As I’ve mentioned before, I just don’t buy the fallacy that profit is the sole driving force of great businesses. If you are a business owner (like I am), then it’s easy to understand why profit is such a motivation; profitable companies frequently equate to wealthy owners (though they don’t have to). In my own case I (and my fellow owners) don’t rip the heart out of the business with huge dividends, instead we use profits to drive growth and reinvest in the business.
The concept of profit focused businesses is ultimately a selfish one. A drive to profit at all costs devalues investment, growth, job creation and CSR for the sake of enrichment. It’s also a view that ultimately derives from the common belief that people are inherently selfish. I don’t buy that either, it’s a flawed projection of what Darwin was saying, rather than a substantive fact. In my travels around the world I have spent time with literally thousands of people from numerous cultures, and I just can’t subscribe to such a view. In my own experience, most of the people I meet are a complex mixture of selfish and selfless desires.
Gordon Gecko got it wrong –
“The point is, ladies and gentleman, that greed – for lack of a better word – is good.
Greed clarifies, cuts through, and captures the essence of the evolutionary spirit.
Greed, in all of its forms – greed for life, for money, for love, knowledge – has marked the upward surge of mankind.
And greed – you mark my words – will not only save Teldar Paper, but that other malfunctioning corporation called the USA.”

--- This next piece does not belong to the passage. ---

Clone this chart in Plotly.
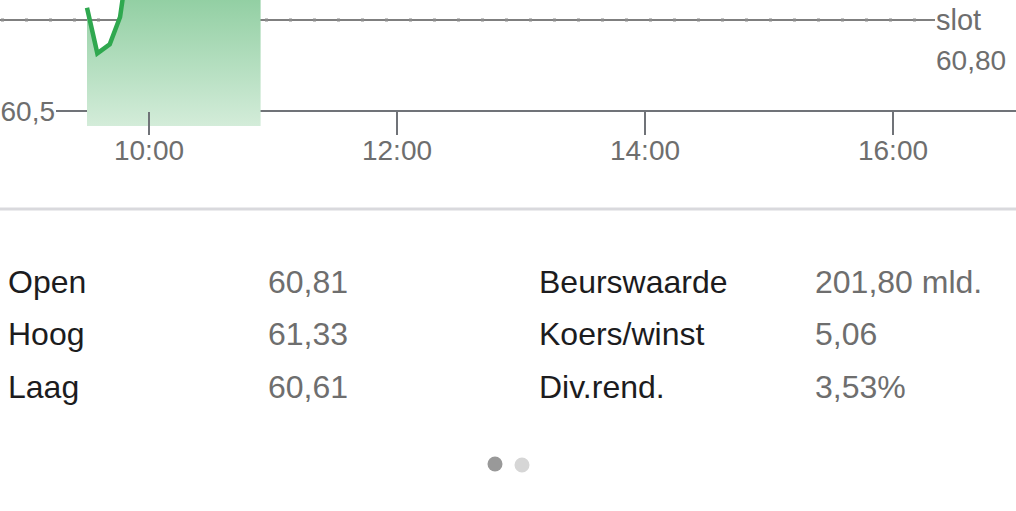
import plotly.graph_objects as go

W, H = 1016, 511

# ---- data ----
times = ["09:30", "09:35", "09:41", "09:46", "09:50", "09:55", "10:00", "10:05",
         "10:10", "10:15", "10:20", "10:25", "10:30", "10:35", "10:40", "10:45",
         "10:50", "10:54"]
prices = [60.84, 60.69, 60.72, 60.81, 61.00, 61.08, 61.15, 61.21, 61.27, 61.33,
          61.25, 61.18, 61.22, 61.15, 61.10, 61.14, 61.08, 61.05]
prev_close = 60.80
prev_close_label = "60,80"
y_tick_vals = [60.5]
y_tick_text = ["60,5"]
x_tick_times = ["10:00", "12:00", "14:00", "16:00"]

stat_labels_left = ["Open", "Hoog", "Laag"]
stat_values_left = ["60,81", "61,33", "60,61"]
stat_labels_right = ["Beurswaarde", "Koers/winst", "Div.rend."]
stat_values_right = ["201,80 mld.", "5,06", "3,53%"]

DAY = "2024-01-01 "
xs = [DAY + t for t in times]

FONT = "Liberation Sans, Arial, Helvetica, sans-serif"
GRAY_TXT = "#6e6e6e"
AXIS_GRAY = "#707378"

fig = go.Figure()

fig.add_trace(go.Scatter(
    x=xs, y=prices, mode="lines",
    line=dict(color="#2fa84f", width=4.5),
    fill="tozeroy",
    fillgradient=dict(type="vertical", start=60.45, stop=60.87,
                      colorscale=[[0, "#d3ecd9"], [1, "#92cfa3"]]),
    hoverinfo="skip", showlegend=False,
))

def px_x(p):
    return p / W

def px_y(p):
    return 1 - p / H

layout_shapes = []
# previous close reference line (solid thin black + gray dots)
layout_shapes.append(dict(type="line", xref="paper", yref="y", x0=0, x1=px_x(935),
                          y0=prev_close, y1=prev_close, layer="below",
                          line=dict(color="#000000", width=1.2)))
layout_shapes.append(dict(type="line", xref="paper", yref="y", x0=px_x(1), x1=px_x(935),
                          y0=prev_close, y1=prev_close, layer="below",
                          line=dict(color="#8a8a8a", width=3, dash="3px,21px")))
# separator
layout_shapes.append(dict(type="line", xref="paper", yref="paper", x0=0, x1=1,
                          y0=px_y(209), y1=px_y(209),
                          line=dict(color="#d9d9dd", width=3)))
# pager dots
for cx, cy, col in [(495, 464, "#999999"), (522, 465, "#d6d6d6")]:
    layout_shapes.append(dict(type="circle", xref="paper", yref="paper",
                              x0=px_x(cx - 7.5), x1=px_x(cx + 7.5),
                              y0=px_y(cy + 7.5), y1=px_y(cy - 7.5),
                              fillcolor=col, line=dict(width=0)))

annotations = [
    dict(text="slot", xref="paper", yref="paper", x=px_x(934), y=px_y(20),
         xanchor="left", yanchor="middle", showarrow=False,
         font=dict(family=FONT, size=29, color=GRAY_TXT)),
    dict(text=prev_close_label, xref="paper", yref="paper", x=px_x(934), y=px_y(60),
         xanchor="left", yanchor="middle", showarrow=False,
         font=dict(family=FONT, size=28, color=GRAY_TXT)),
]
row_y = [282, 334, 387]
for i in range(3):
    for xpos, txt, col in [(6, stat_labels_left[i], "#1c1c1e"),
                           (266, stat_values_left[i], GRAY_TXT),
                           (537, stat_labels_right[i], "#1c1c1e"),
                           (813, stat_values_right[i], GRAY_TXT)]:
        annotations.append(dict(text=txt, xref="paper", yref="paper",
                                x=px_x(xpos), y=px_y(row_y[i]),
                                xanchor="left", yanchor="middle", showarrow=False,
                                font=dict(family=FONT, size=32, color=col)))

fig.update_layout(
    width=W, height=H,
    margin=dict(l=0, r=0, t=0, b=0),
    paper_bgcolor="white", plot_bgcolor="white",
    showlegend=False,
    xaxis=dict(
        type="date",
        domain=[56 / W, 1],
        range=[DAY + "09:15", DAY + "16:59:31"],
        anchor="free", position=px_y(111),
        showgrid=False, zeroline=False, showline=False,
        tickvals=[DAY + t for t in x_tick_times], ticktext=x_tick_times,
        ticks="outside", ticklen=23, tickwidth=2, tickcolor=AXIS_GRAY,
        ticklabelstandoff=-9,
        tickfont=dict(family=FONT, size=28, color=GRAY_TXT),
        layer="above traces", fixedrange=True,
    ),
    yaxis=dict(
        domain=[px_y(126), 1],
        range=[60.4505, 60.8659],
        showgrid=True, gridcolor=AXIS_GRAY, gridwidth=2,
        zeroline=False, showline=False,
        tickvals=y_tick_vals, ticktext=y_tick_text,
        ticks="", ticklabelstandoff=0,
        tickfont=dict(family=FONT, size=28, color=GRAY_TXT),
        fixedrange=True,
    ),
    shapes=layout_shapes,
    annotations=annotations,
)

fig.write_html("out.html", config={"displayModeBar": False},
               post_script="document.body.style.margin='0';document.body.style.overflow='hidden';")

In fact, in his book “The Age of Empathy: Nature’s Lessons for a Kinder Society “, Frans de Waal (the dutch primatologist and ethologist) debunked the belief that humans are inherently selfish, demonstrating selfless traits in other species. I particularly like the following quote –
He also alludes to the admirable quality of empathy when he talks about my favourite subject (dogs) –
“I’ve argued that many of what philosophers call moral sentiments can be seen in other species. In chimpanzees and other animals, you see examples of sympathy, empathy, reciprocity, a willingness to follow social rules. Dogs are a good example of a species that have and obey social rules; that’s why we like them so much, even though they’re large carnivores.”
If one can accept people can rise above selfishness, surely it is a small step to believe that business can too. And if we admire animals for morality, and we clearly admire people for the same traits, then why do we not judge businesses – the ultimate endeavour of our collective efforts – in exactly the same way. Surely the last measure of a business should be its level of self-interest?

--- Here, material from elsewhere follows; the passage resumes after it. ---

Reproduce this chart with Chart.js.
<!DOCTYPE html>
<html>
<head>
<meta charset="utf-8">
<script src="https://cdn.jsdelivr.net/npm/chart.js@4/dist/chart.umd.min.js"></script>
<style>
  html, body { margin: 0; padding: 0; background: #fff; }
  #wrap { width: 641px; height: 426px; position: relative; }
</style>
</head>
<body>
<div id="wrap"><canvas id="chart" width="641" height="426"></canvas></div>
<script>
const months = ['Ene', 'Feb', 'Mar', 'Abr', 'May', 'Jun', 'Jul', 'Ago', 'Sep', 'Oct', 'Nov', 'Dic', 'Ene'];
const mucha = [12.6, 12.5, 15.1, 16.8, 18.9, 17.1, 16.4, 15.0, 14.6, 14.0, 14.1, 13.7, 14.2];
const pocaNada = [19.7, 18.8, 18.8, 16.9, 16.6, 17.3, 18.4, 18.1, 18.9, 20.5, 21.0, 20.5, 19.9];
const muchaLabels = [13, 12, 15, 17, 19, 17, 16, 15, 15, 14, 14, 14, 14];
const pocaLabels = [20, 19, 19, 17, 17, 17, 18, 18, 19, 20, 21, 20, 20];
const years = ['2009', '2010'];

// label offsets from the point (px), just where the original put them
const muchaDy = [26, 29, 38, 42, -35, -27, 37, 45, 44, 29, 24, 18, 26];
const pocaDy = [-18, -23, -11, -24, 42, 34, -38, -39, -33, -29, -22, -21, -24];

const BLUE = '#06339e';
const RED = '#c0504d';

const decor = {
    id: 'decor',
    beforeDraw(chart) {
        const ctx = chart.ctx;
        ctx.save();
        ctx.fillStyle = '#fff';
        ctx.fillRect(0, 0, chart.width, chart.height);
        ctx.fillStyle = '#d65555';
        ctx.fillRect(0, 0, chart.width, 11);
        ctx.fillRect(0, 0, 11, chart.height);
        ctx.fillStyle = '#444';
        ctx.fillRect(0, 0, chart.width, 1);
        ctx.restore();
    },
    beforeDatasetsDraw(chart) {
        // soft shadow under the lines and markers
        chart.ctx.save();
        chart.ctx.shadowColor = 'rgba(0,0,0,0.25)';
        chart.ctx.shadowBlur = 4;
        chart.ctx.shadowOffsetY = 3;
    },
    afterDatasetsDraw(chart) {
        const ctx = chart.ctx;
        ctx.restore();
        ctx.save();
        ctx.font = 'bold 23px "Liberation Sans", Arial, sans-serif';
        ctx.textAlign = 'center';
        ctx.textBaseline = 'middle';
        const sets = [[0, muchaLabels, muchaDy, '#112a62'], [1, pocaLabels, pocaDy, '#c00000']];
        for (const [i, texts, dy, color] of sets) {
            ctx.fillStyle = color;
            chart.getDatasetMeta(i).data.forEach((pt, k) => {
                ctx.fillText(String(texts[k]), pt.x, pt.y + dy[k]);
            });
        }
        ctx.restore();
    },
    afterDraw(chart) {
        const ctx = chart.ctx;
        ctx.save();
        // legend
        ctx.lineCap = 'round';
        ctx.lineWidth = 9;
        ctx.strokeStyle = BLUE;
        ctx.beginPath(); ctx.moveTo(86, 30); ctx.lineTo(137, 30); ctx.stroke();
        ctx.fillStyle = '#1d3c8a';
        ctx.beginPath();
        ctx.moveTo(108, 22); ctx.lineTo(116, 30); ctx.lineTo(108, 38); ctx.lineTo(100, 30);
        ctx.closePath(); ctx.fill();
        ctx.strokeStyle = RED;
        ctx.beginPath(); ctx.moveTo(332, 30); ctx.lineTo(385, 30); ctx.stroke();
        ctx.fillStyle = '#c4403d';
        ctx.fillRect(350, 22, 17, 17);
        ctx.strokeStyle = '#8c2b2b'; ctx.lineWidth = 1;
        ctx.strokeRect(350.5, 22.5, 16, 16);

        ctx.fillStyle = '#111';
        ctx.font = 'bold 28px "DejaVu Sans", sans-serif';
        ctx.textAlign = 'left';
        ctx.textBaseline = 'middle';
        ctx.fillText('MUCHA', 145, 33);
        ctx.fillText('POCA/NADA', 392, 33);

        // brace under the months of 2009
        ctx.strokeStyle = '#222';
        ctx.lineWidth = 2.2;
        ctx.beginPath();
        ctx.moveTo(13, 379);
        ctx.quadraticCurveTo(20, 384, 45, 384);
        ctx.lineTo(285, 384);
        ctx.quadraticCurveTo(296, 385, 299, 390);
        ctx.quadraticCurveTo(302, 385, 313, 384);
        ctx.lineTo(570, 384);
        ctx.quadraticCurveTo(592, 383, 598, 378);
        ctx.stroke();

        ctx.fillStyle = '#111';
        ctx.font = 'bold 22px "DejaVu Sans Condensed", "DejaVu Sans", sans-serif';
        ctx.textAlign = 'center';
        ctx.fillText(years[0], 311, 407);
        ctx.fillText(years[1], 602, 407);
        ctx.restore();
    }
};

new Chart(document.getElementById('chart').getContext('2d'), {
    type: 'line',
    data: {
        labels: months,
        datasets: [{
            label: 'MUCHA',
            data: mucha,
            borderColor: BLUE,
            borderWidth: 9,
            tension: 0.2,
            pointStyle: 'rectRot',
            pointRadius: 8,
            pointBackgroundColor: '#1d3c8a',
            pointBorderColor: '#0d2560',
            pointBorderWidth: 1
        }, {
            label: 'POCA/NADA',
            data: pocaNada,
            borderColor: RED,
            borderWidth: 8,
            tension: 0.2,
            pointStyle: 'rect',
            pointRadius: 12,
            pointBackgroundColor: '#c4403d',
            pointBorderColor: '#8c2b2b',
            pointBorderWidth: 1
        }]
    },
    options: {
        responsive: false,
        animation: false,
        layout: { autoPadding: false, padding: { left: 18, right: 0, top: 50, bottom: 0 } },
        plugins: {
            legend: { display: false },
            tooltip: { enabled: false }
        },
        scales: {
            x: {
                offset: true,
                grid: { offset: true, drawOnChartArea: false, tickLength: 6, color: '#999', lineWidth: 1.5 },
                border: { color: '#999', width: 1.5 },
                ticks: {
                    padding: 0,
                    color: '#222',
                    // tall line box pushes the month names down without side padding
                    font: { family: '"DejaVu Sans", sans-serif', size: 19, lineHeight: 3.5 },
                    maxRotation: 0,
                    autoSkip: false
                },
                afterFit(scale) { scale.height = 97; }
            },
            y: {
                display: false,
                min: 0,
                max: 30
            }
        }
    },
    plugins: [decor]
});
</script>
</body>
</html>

Which is why we need to rethink public companies. For too long the role of the collective ‘shareholder’ has been an obsession over profitability. I’m somewhat ambivalent to the recent government consultation on executive pay, which aims to hand yet more control to the shareholder masses. On the one hand it helps prevent executives seeing businesses as a personal bank, to be leached for their own gain, on the other it reinforces the idea that the role of a shareholder is to stay out of the way unless it comes to issues regarding profitability.
Would that it were possible to come up with a concept where shareholders were rewarded based on their level of impact within an investment. Shareholders, as a general collective, are focused purely on the return on their investment. I’m sure there are individual shareholders who would disagree – that take interest in the ethical impact of their investments, and indeed their are companies that offer ethical investment opportunities – but as a collective whole the evidence is pretty damning.
On August 12, 1981, Jack Welch made a speech at The Pierre in New York City called ‘Growing fast in a slow-growth economy’. This is often acknowledged as the “dawn” of the obsession with shareholder value. Welch’s stated aim was to be the biggest or second biggest market player, and to return maximum value to stockholders.
In March 2009, Welch criticized parts of the application of this concept, calling a focus on shareholder quarterly profit and share price gains “the dumbest idea in the world”. Welch then elaborated on this, claiming that the quotes were taken out of context.
In reality, the legal premise of a publicly traded company is to maximise profits, in such a context public traded companies should not be deserving of our highest respect.
Does that mean I’m anti-profit? Far from it! In fact the danger of such polarising articles is that they can state one side of a coin too vehemently. In reality profit is a necessity for thriving business, it is a key component of stability and growth. In that context, profit is vital. But it should never be the sole measure of a company any more than the ability to breathe is the true measure of a man.
We should aim higher, and we should look long and hard at how we judge companies.